As with everything about her, you see many sides, not all of them sympathetic–her desperate need to grieve by herself; her passivity at allowing anyone to interrupt; her anger at herself for it; her self-absorption, which costs her children, especially her two young sons; and the patronizing way her relatives try to fix her life. They even have good ideas, and the money to implement them, which forces Nora to choose between accepting needed help or insisting on her independent authority.

However, there’s much more. She notices, for the first time, how her sisters pay close attention to whatever a man says, never fussing or trying to do two tasks at once while he speaks, as they would if it were only Nora. To these women, she’s not really there, she realizes. Further, when the conversation turns to politics, one sister asks the men what they think, but nobody ever asks her, though she has strong opinions. Maurice never asked her either, apparently, which makes Nora wonder whether she’ll be speaking up more, now that he’s gone.

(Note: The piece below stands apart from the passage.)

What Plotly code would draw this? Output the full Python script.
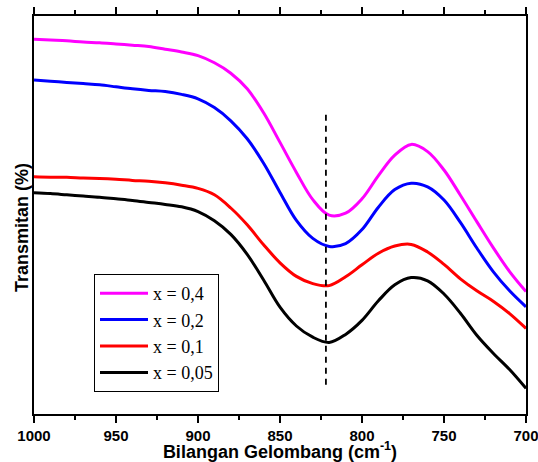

Oh, yes, she will. Nora can be oppositional and intimidating, so much so that she’s scared her children, who talk more openly with their aunts and uncles. Gradually, however, she turns her strength toward what she wants and believes in, despite what others may say or think. Much is happening in Ireland–killings between Catholic and Protestant, protesters beaten or killed, demands for better working and living conditions, voices raised for feminism. And Nora’s television is always on, bringing news of change into her household. So when she returns to the job she once held before her marriage, she’s no longer the pushover she once was, and even joins a union. Toíbín is too good a novelist to make this transition simple–Nora scuffles with herself, endlessly–but she sheds her reticence and expands her life.

Most significantly, Nora has always had a fine singing voice but never trained or used it. Now she does, taking lessons from a woman whom everyone else finds too eccentric; in fact, all Nora’s new friends have that reputation. It’s the perfect metaphor to describe Nora’s life as a widow: For once, she has found her own voice, and damn the gossips.

Colm Toíbín has written a lovely, moving novel about a woman suffering through heartbreak, but also a novel about the 1960s that feels lived in (and much more satisfying than Cementville, which I reviewed earlier this week). What a story.

Disclaimer: I obtained my reading copy of this book from the public library.